My friend and frequent collaborator Jon Bois calls me a life-long Seattle Mariners fan. Strictly speaking, this isn’t true; in my early childhood I had no idea what baseball was, let alone the Mariners. It is, on the other, more metaphorical hand, an understatement. In just a few years this team can deliver the fandom equivalent of lifetimes of ... well, not misery. At least, not exactly.
Being a Mariners fan is frequently traumatic, but despite the sustained, impressive and yet still somehow surprising ineptitude the overall experience hasn’t been all that upsetting. There is something about this team that sort of transcends sports, turning an 18-year playoff drought into an extremely funny dark comedy, rendered even funnier by our willing participation.
Technically, the Mariners are a sports team. Admittedly, they’re a team that probably should never have existed, and is lucky to still exist, one that’s squandered more or less every good thing that’s ever happened to them in increasingly bizarre and upsetting ways.
From the outside, the Mariners are funny and interesting and lovable, for all the reasons Jon and Alex Rubenstein are highlighting in their six-part History of the Seattle Mariners. From the inside, they’re something weirder and purer, a sort of testament to the blinding power of affection.
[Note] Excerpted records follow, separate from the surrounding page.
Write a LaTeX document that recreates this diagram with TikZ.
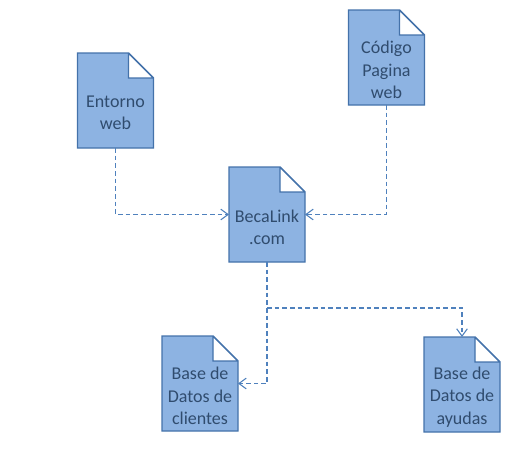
\documentclass[tikz,border=0pt]{standalone}
\usepackage{xcolor}
\usepackage{fontspec}
\setmainfont{Carlito}
\usepackage{tikz}
\usetikzlibrary{positioning, calc, arrows.meta, backgrounds}

\definecolor{docfill}{RGB}{141,179,226}
\definecolor{docline}{RGB}{68,114,170}
\definecolor{doctext}{RGB}{48,76,110}
\definecolor{connblue}{RGB}{79,129,189}

\begin{document}
\begin{tikzpicture}[x=0.75pt, y=-0.75pt]
	\tikzstyle{doc}=[minimum width=57pt, minimum height=71.25pt, inner sep=0pt, outer sep=0pt]
	\tikzstyle{doctxt}=[align=center, text=doctext, font=\fontsize{13.5}{16.8}\selectfont, yshift=-9.4pt]
	\tikzstyle{conn}=[draw=connblue, line width=0.8pt, dash pattern=on 3.5pt off 2.25pt,
		-{Straight Barb[length=5.5pt, width=8pt]}]
	\useasboundingbox (0,0) rectangle (520,454);
	% documentos
	\node[doc, label={[doctxt]center:Entorno\\web}](entorno) at (115.5,100.5){};
	\node[doc, label={[doctxt]center:Código\\Pagina\\web}](codigo) at (386.5,57.5){};
	\node[doc, label={[doctxt]center:BecaLink\\.com}](becalink) at (267,214.5){};
	\node[doc, label={[doctxt]center:Base de\\Datos de\\clientes}](clientes) at (200,383.5){};
	\node[doc, label={[doctxt]center:Base de\\Datos de\\ayudas}](ayudas) at (462,384.5){};
	\begin{scope}[on background layer]
		\foreach \n in {entorno, codigo, becalink, clientes, ayudas}
			\draw[docline, fill=docfill, line width=1.1pt]
				(\n.south west) -- (\n.north west) -- ([xshift=-18.75pt]\n.north east)
				-- ([yshift=-18.75pt]\n.north east) -- (\n.south east) -- cycle
				([xshift=-18.75pt]\n.north east) |- ([yshift=-18.75pt]\n.north east);
	\end{scope}
	% conexiones
	\coordinate (split) at ($(becalink.south)+(0,46)$);
	\draw[conn] (entorno.south) |- (becalink.west);
	\draw[conn] (codigo.south) |- (becalink.east);
	\draw[conn] (becalink.south) |- (clientes.east);
	\draw[conn] (split) -| (ayudas.north);
\end{tikzpicture}
\end{document}
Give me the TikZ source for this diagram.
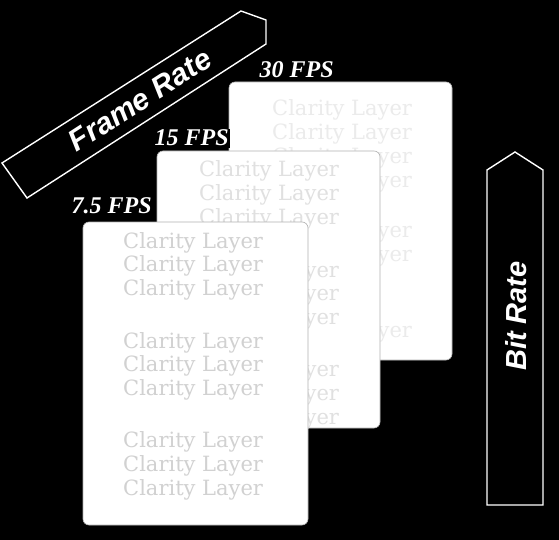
\documentclass[tikz,border=0pt]{standalone}
\usepackage{fontspec}
\newfontfamily\arrowfont{Liberation Sans}
\newfontfamily\fpsfont{Liberation Serif}
\newfontfamily\layerfont{DejaVu Serif}
\begin{document}
\begin{tikzpicture}[x=1pt,y=-1pt,
  card/.style={fill=white, draw=black!30, line width=0.6pt, rounded corners=6pt,
    inner sep=0pt, outer sep=0pt, anchor=north west},
  layer/.style={anchor=base west, inner sep=0pt, font=\layerfont\fontsize{21}{22}\selectfont},
  fps/.style={anchor=base west, fill=black, text=white, inner sep=1.5pt,
    font=\fpsfont\bfseries\itshape\fontsize{24}{24}\selectfont},
  arrowshape/.style={draw=white, fill=black, line width=1.4pt, line join=miter},
  arrowtext/.style={text=white, inner sep=0pt, font=\arrowfont\bfseries\itshape\fontsize{29}{29}\selectfont}]
\fill[black] (0,0) rectangle (559,540);
\useasboundingbox (0,0) rectangle (559,540);

% Frame Rate arrow
\draw[arrowshape] (2,163) -- (241,11) -- (266,20) -- (266,44) -- (27,198) -- cycle;
\node[arrowtext, rotate=32.8, font=\arrowfont\bfseries\itshape\fontsize{30}{30}\selectfont] (fr) at (140,100) {Frame Rate};

% Bit Rate arrow
\draw[arrowshape] (487,505) -- (487,170) -- (515,152) -- (543,170) -- (543,505) -- cycle;
\node[arrowtext, rotate=90] (br) at (516.5,316) {Bit Rate};

% Back card (30 FPS)
\node[card, minimum width=223pt, minimum height=278pt] (c30) at (229,82) {};
\foreach \y [count=\i] in {116,140,164,188,237,261,337}
  \node[layer, text=black!8] (b\i) at (272,\y) {Clarity Layer};

% Middle card (15 FPS)
\node[card, minimum width=223pt, minimum height=277pt] (c15) at (157,151) {};
\foreach \y [count=\i] in {177,200.5,224,277,300.5,324,376,400,424}
  \node[layer, text=black!12] (m\i) at (199,\y) {Clarity Layer};

% Front card (7.5 FPS)
\node[card, minimum width=225pt, minimum height=303pt] (c75) at (83,222) {};
\foreach \y [count=\i] in {248,271.5,295,348,371.5,395,447,471,495}
  \node[layer, text=black!18] (f\i) at (123,\y) {Clarity Layer};

% Labels
\node[fps] (l30) at (258,78) {30 FPS};
\node[fps] (l15) at (153,146) {15 FPS};
\node[fps] (l75) at (70,213) {7.5 FPS};
\end{tikzpicture}
\end{document}
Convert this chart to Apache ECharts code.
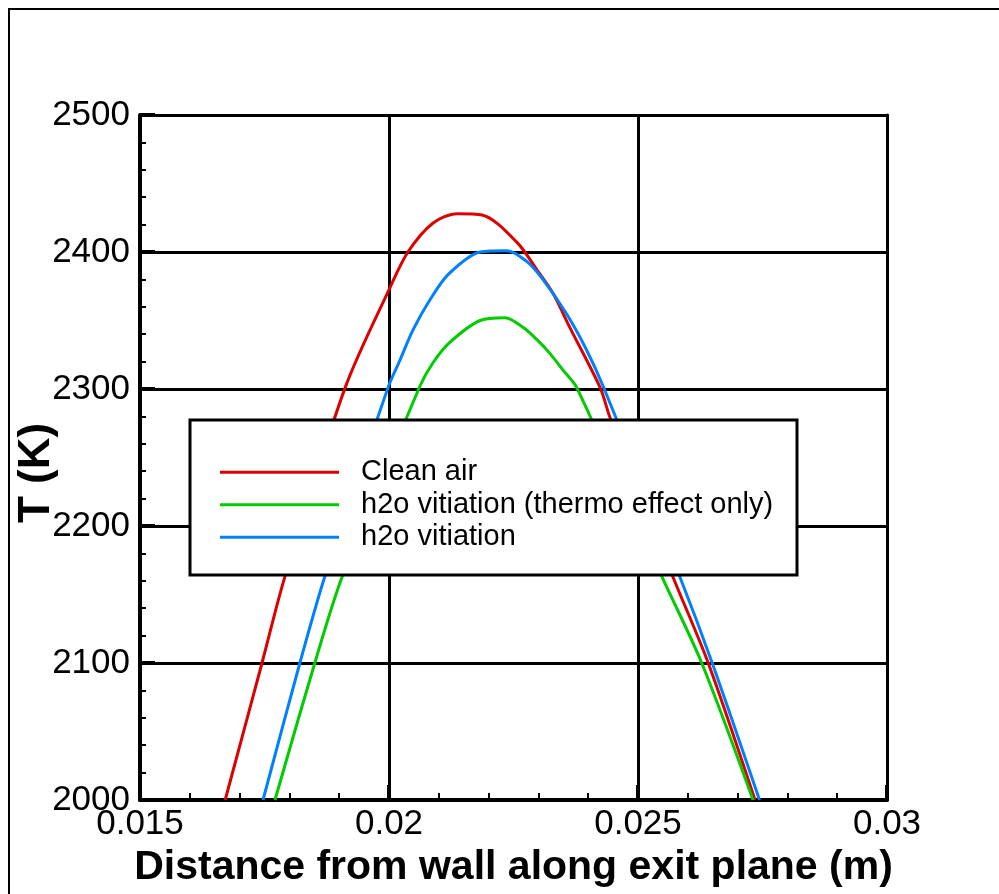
<!DOCTYPE html>
<html>
<head>
<meta charset="utf-8">
<title>Exit plane temperature</title>
<script src="https://cdn.jsdelivr.net/npm/echarts@6/dist/echarts.min.js"></script>
<style>
  html, body { margin: 0; padding: 0; background: #fff; }
  #chart { width: 999px; height: 894px; }
</style>
</head>
<body>
<div id="chart"></div>
<script>
// Temperature profiles along the exit plane, [distance from wall (m), T (K)]
const cleanAir = [
  [0.01671, 2000], [0.01745, 2100], [0.01791, 2163], [0.01912, 2301],
  [0.02002, 2374], [0.02038, 2400], [0.02088, 2421], [0.02137, 2428],
  [0.02187, 2427], [0.02257, 2407], [0.02297, 2387], [0.02329, 2370],
  [0.02363, 2345], [0.02424, 2301], [0.02444, 2279], [0.02570, 2163],
  [0.02641, 2100], [0.02735, 2000]
];
const h2oThermoOnly = [
  [0.01771, 2000], [0.01851, 2100], [0.01906, 2163], [0.02062, 2302],
  [0.02088, 2319], [0.02122, 2334], [0.02183, 2350], [0.02233, 2352],
  [0.02269, 2345], [0.02297, 2336], [0.02323, 2326], [0.02349, 2314],
  [0.02377, 2301], [0.02548, 2163], [0.02628, 2100], [0.02731, 2000]
];
const h2oVitiation = [
  [0.01747, 2000], [0.01821, 2100], [0.01871, 2163], [0.01998, 2301],
  [0.02022, 2321], [0.02048, 2343], [0.02082, 2365], [0.02120, 2384],
  [0.02183, 2400], [0.02237, 2401], [0.02277, 2393], [0.02309, 2380],
  [0.02358, 2354], [0.02396, 2329], [0.02430, 2302], [0.02584, 2163],
  [0.02649, 2100], [0.02744, 2000]
];
const seriesNames = ['Clean air', 'h2o vitiation (thermo effect only)', 'h2o vitiation'];
const xTickLabels = ['0.015', '0.02', '0.025', '0.03'];
const yTickLabels = ['2000', '2100', '2200', '2300', '2400', '2500'];

const FONT = '"Liberation Sans", Arial, Helvetica, sans-serif';
const colors = ['#dd0000', '#00cc00', '#0080ff'];

function pickLabel(list, v) {
  const hit = list.find(s => Math.abs(parseFloat(s) - v) < 1e-7);
  return hit === undefined ? '' : hit;
}

const chart = echarts.init(document.getElementById('chart'), null, { renderer: 'canvas' });

const lineSeries = (name, data, color) => ({
  name, type: 'line', data,
  smooth: 0.3, showSymbol: false, symbol: 'none',
  lineStyle: { color, width: 3 }, itemStyle: { color },
  clip: true, z: 2
});

chart.setOption({
  animation: false,
  backgroundColor: '#fff',
  grid: { left: 140, right: 112, top: 115, bottom: 94, containLabel: false },
  xAxis: [{
    type: 'value', min: 0.015, max: 0.03, interval: 0.005,
    name: 'Distance from wall along exit plane (m)',
    nameLocation: 'middle', nameGap: 41,
    nameTextStyle: { fontFamily: FONT, fontWeight: 'bold', fontSize: 41, color: '#000' },
    axisLine: { show: true, onZero: false, lineStyle: { color: '#000', width: 4 } },
    axisTick: { show: true, inside: true, length: 15, lineStyle: { color: '#000', width: 4 } },
    minorTick: { show: true, splitNumber: 5, length: 7, lineStyle: { color: '#000', width: 2 } },
    axisLabel: {
      margin: 7, fontFamily: FONT, fontSize: 35, color: '#000',
      formatter: v => pickLabel(xTickLabels, v)
    },
    splitLine: { show: true, lineStyle: { color: '#000', width: 3 } }
  }, {
    type: 'value', position: 'top', min: 0.015, max: 0.03, interval: 0.005,
    axisLine: { show: true, onZero: false, lineStyle: { color: '#000', width: 3 } },
    axisTick: { show: false }, axisLabel: { show: false }, splitLine: { show: false }
  }],
  yAxis: [{
    type: 'value', min: 2000, max: 2500, interval: 100,
    axisLine: { show: true, onZero: false, lineStyle: { color: '#000', width: 4 } },
    axisTick: { show: true, inside: true, length: 15, lineStyle: { color: '#000', width: 4 } },
    minorTick: { show: true, splitNumber: 5, length: 6, lineStyle: { color: '#000', width: 2 } },
    axisLabel: {
      margin: 10, fontFamily: FONT, fontSize: 35, color: '#000',
      formatter: v => pickLabel(yTickLabels, v)
    },
    splitLine: { show: true, lineStyle: { color: '#000', width: 3 } }
  }, {
    type: 'value', position: 'right', min: 2000, max: 2500, interval: 100,
    axisLine: { show: true, onZero: false, lineStyle: { color: '#000', width: 3 } },
    axisTick: { show: false }, axisLabel: { show: false }, splitLine: { show: false }
  }],
  legend: {
    orient: 'vertical', left: 220, top: 456,
    itemWidth: 119, itemHeight: 12, itemGap: 0,
    padding: 0,
    data: seriesNames.map((n, i) => ({
      name: n, icon: 'path://M0,0 L119,0 L119,3 L0,3 Z',
      itemStyle: { color: colors[i] }
    })),
    textStyle: {
      fontFamily: FONT, fontSize: 29, color: '#000',
      lineHeight: 32.5, padding: [0, 0, 0, 17]
    },
    selectedMode: false, z: 5
  },
  graphic: [
    // outer frame
    { type: 'rect', shape: { x: 9, y: 9, width: 1100, height: 1000 },
      style: { fill: 'none', stroke: '#000', lineWidth: 2 }, z: 1, silent: true },
    // legend box
    { type: 'rect', shape: { x: 190, y: 420, width: 607, height: 155 },
      style: { fill: '#fff', stroke: '#000', lineWidth: 3 }, z: 3, silent: true },
    // y axis title
    { type: 'text', x: 37, y: 473, rotation: Math.PI / 2,
      style: { text: 'T (K)', fontFamily: FONT, fontWeight: 'bold', fontSize: 44,
               fill: '#000', align: 'center', verticalAlign: 'middle' }, z: 5, silent: true }
  ],
  series: [
    lineSeries(seriesNames[0], cleanAir, colors[0]),
    lineSeries(seriesNames[1], h2oThermoOnly, colors[1]),
    lineSeries(seriesNames[2], h2oVitiation, colors[2])
  ]
});
</script>
</body>
</html>
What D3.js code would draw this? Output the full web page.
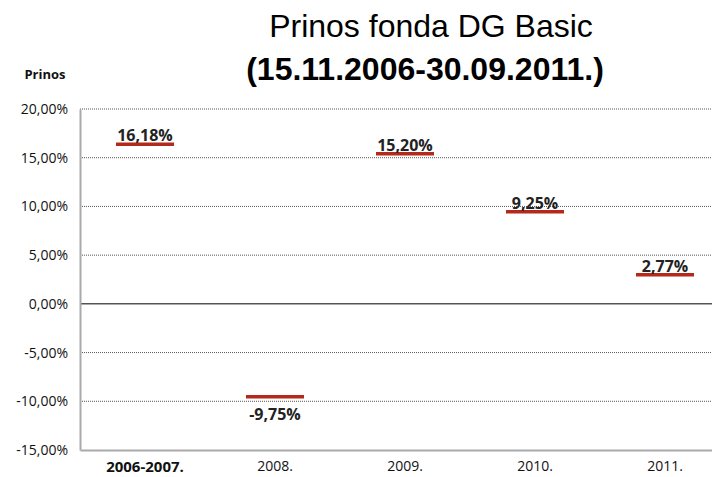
<!DOCTYPE html>
<html>
<head>
<meta charset="utf-8">
<script src="https://cdn.jsdelivr.net/npm/d3@7"></script>
<style>
  body { margin: 0; background: #fff; }
  svg { display: block; }
</style>
</head>
<body>
<div id="chart"></div>
<script>
// data
var categories = ["2006-2007.", "2008.", "2009.", "2010.", "2011."];
var returns = [16.18, -9.75, 15.20, 9.25, 2.77];
var returnLabels = ["16,18%", "-9,75%", "15,20%", "9,25%", "2,77%"];
var yTicks = [20, 15, 10, 5, 0, -5, -10, -15];

var width = 712, height = 477;

var svg = d3.select("#chart")
  .append("svg")
    .attr("width", width)
    .attr("height", height);

var x = d3.scaleBand()
  .domain(categories)
  .range([80, 730]);

var y = d3.scaleLinear()
  .domain([-15, 20])
  .range([450, 109]);

var fmt = function(d) { return d.toFixed(2).replace(".", ",") + "%"; };

// dotted grid lines
svg.append("g")
  .selectAll("line")
  .data(yTicks.filter(function(d) { return d !== 0 && d !== -15; }))
  .enter()
  .append("line")
    .attr("x1", 80)
    .attr("x2", width)
    .attr("y1", function(d) { return y(d); })
    .attr("y2", function(d) { return y(d); })
    .attr("stroke", "#555")
    .attr("stroke-width", 1)
    .attr("stroke-dasharray", "1,1");

// zero line
svg.append("line")
  .attr("x1", 80).attr("x2", width)
  .attr("y1", y(0)).attr("y2", y(0))
  .attr("stroke", "#555")
  .attr("stroke-width", 1.5);

// y axis
var yAxis = svg.append("g")
  .attr("transform", "translate(80,0)")
  .call(d3.axisLeft(y).tickValues(yTicks).tickFormat(fmt).tickSize(0).tickPadding(12));
yAxis.select(".domain").attr("stroke", "#aaa").attr("stroke-width", 2);
yAxis.selectAll("text")
  .style("font-family", "'Open Sans', sans-serif")
  .style("font-size", "14px")
  .attr("fill", "#111");

// x axis at the bottom
var xAxis = svg.append("g")
  .attr("transform", "translate(0," + y(-15) + ")")
  .call(d3.axisBottom(x).tickSize(0).tickPadding(11));
xAxis.select(".domain").attr("stroke", "#aaa").attr("stroke-width", 2);
xAxis.selectAll("text")
  .style("font-family", "'Open Sans', sans-serif")
  .style("font-size", function(d, i) { return i === 0 ? "15px" : "14px"; })
  .style("font-weight", function(d, i) { return i === 0 ? "bold" : "normal"; })
  .attr("fill", "#111");

// the red markers
svg.append("g")
  .selectAll("line")
  .data(returns)
  .enter()
  .append("line")
    .attr("x1", function(d, i) { return x(categories[i]) + x.bandwidth() / 2 - 29; })
    .attr("x2", function(d, i) { return x(categories[i]) + x.bandwidth() / 2 + 29; })
    .attr("y1", function(d) { return y(d) - 2; })
    .attr("y2", function(d) { return y(d) - 2; })
    .attr("stroke", "#b3291c")
    .attr("stroke-width", 3.5);

// value labels
svg.append("g")
  .selectAll("text")
  .data(returns)
  .enter()
  .append("text")
    .attr("x", function(d, i) { return x(categories[i]) + x.bandwidth() / 2; })
    .attr("y", function(d) { return d < 0 ? y(d) + 21 : y(d) - 5; })
    .attr("text-anchor", "middle")
    .style("font-family", "'Open Sans', sans-serif")
    .style("font-size", "16px")
    .style("font-weight", "bold")
    .attr("fill", "#222")
    .text(function(d, i) { return returnLabels[i]; });

// titles
svg.append("text")
  .attr("x", 431).attr("y", 37)
  .attr("text-anchor", "middle")
  .style("font-family", "'Liberation Sans', Arial, sans-serif")
  .style("font-size", "32px")
  .attr("fill", "#000")
  .text("Prinos fonda DG Basic");

svg.append("text")
  .attr("x", 425).attr("y", 80)
  .attr("text-anchor", "middle")
  .style("font-family", "'Liberation Sans', Arial, sans-serif")
  .style("font-size", "32px")
  .style("font-weight", "bold")
  .attr("fill", "#000")
  .text("(15.11.2006-30.09.2011.)");

svg.append("text")
  .attr("x", 45).attr("y", 79)
  .attr("text-anchor", "middle")
  .style("font-family", "'Open Sans', sans-serif")
  .style("font-size", "13px")
  .style("font-weight", "bold")
  .attr("fill", "#111")
  .text("Prinos");
</script>
</body>
</html>
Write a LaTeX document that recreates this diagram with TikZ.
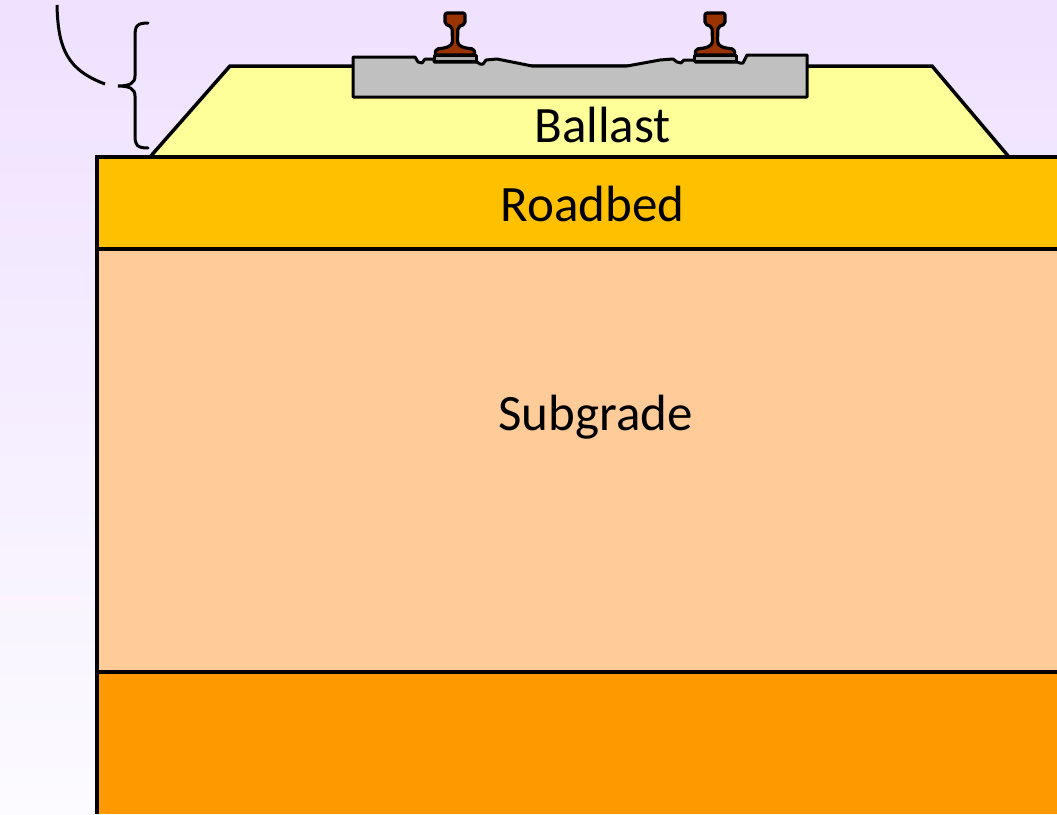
\documentclass[tikz,border=0pt]{standalone}
\usepackage{fontspec}
\setmainfont{Carlito}
\definecolor{bgtop}{RGB}{239,225,255}
\definecolor{bgbot}{RGB}{252,251,255}
\definecolor{ballastc}{RGB}{255,255,153}
\definecolor{roadbedc}{RGB}{255,192,0}
\definecolor{subgradec}{RGB}{255,204,153}
\definecolor{basec}{RGB}{255,153,0}
\definecolor{tiec}{RGB}{192,192,192}
\definecolor{platec}{RGB}{170,170,170}
\definecolor{railc}{RGB}{153,51,0}
\begin{document}
\begin{tikzpicture}[x=1pt,y=-1pt,
  edge/.style={draw=black,line width=4pt},
  tieline/.style={draw=black,line width=3pt,line join=round},
  railbody/.style={fill=railc,draw=black,line width=3.2pt,line join=round,rounded corners=2pt},
  layerlabel/.style={font=\fontsize{51}{60}\selectfont,anchor=base,inner sep=0pt}]
\useasboundingbox (0,0) rectangle (1057,814);
% background
\shade[top color=bgtop,bottom color=bgbot] (0,0) rectangle (1057,814);

% ground layers
\fill[basec] (97,672) rectangle (1057,814);
\fill[subgradec] (97,248) rectangle (1057,672);
\fill[roadbedc] (97,157) rectangle (1057,248);

% ballast embankment
\fill[ballastc] (150,157) -- (230,66) -- (932,66) -- (1009,157) -- cycle;
\draw[edge,line width=3.5pt,line join=miter] (150,157) -- (230,66) -- (932,66) -- (1009,157);

% layer boundaries
\draw[edge] (97,814) -- (97,157) -- (1057,157);
\draw[edge] (97,248.5) -- (1057,248.5);
\draw[edge] (97,672) -- (1057,672);

% concrete tie
\filldraw[fill=tiec,tieline] (353,57) -- (415,57) -- (418,62) -- (422,63) -- (425,59) -- (434,59)
  -- (434,62) -- (477,62) -- (480,64) -- (483,64) -- (486,60) -- (497,59) -- (532,66)
  -- (627,66) -- (660,60) -- (673,59) -- (677,62) -- (681,63) -- (684,60) -- (695,60)
  -- (695,62) -- (737,62) -- (740,63) -- (743,63) -- (747,55) -- (807,55)
  -- (807,97) -- (353,97) -- cycle;

% rails with their tie plates
\foreach \cx/\nm in {455/left,715/right}{
  \begin{scope}[shift={(\cx,0)}]
    \filldraw[fill=platec,tieline] (-21,55) rectangle (21,61);
    \filldraw[railbody] (-10,13) -- (10,13) -- (10,24) -- (3,27) -- (2.5,40)
      .. controls (3,46) and (8,48) .. (19,49) -- (20,55) -- (-20,55) -- (-19,49)
      .. controls (-8,48) and (-3,46) .. (-2.5,40) -- (-3,27) -- (-10,24) -- cycle;
    \coordinate (rail-\nm) at (0,13);
  \end{scope}
}

% brace and leader
\draw[line width=3pt,line cap=round] (148,23) .. controls (137,23) and (135,26) .. (135,36)
  -- (135,76) .. controls (135,83) and (130,86) .. (118,86)
  .. controls (130,86) and (135,89) .. (135,96)
  -- (135,136) .. controls (135,145) and (137,148) .. (148,148);
\coordinate (leadtop) at (57,5);
\coordinate (leadend) at (105,84);
\draw[line width=3pt] (leadtop) .. controls (58,50) and (68,70) .. (leadend);

% labels
\node[layerlabel] (ballast) at (602.5,142) {Ballast};
\node[layerlabel] (roadbed) at (592.5,221) {Roadbed};
\node[layerlabel] (subgrade) at (595.5,430) {Subgrade};
\end{tikzpicture}
\end{document}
The Mariners should not have any fans. None! Their default state, disguised by a seven-year blip, is rampant and frequently surreal futility. Just how surreal (and no matter what you’re expecting, you’ll be surprised) is something you’ll discover during Jon and Alex’s documentary. Yet the fans still exist, bound to this odyssey of a team by inexplicable, unbreakable ties.
A surprising number of us — the Mariners have generated a genuine parade of brilliant bloggers — write about it, presumably as some sort of coping mechanism. Most sportswriting is about sports. Writing about the Seattle Mariners? That’s about love. Bitter and reluctant and grumpy love, perhaps. Which, I think, might be the whole point.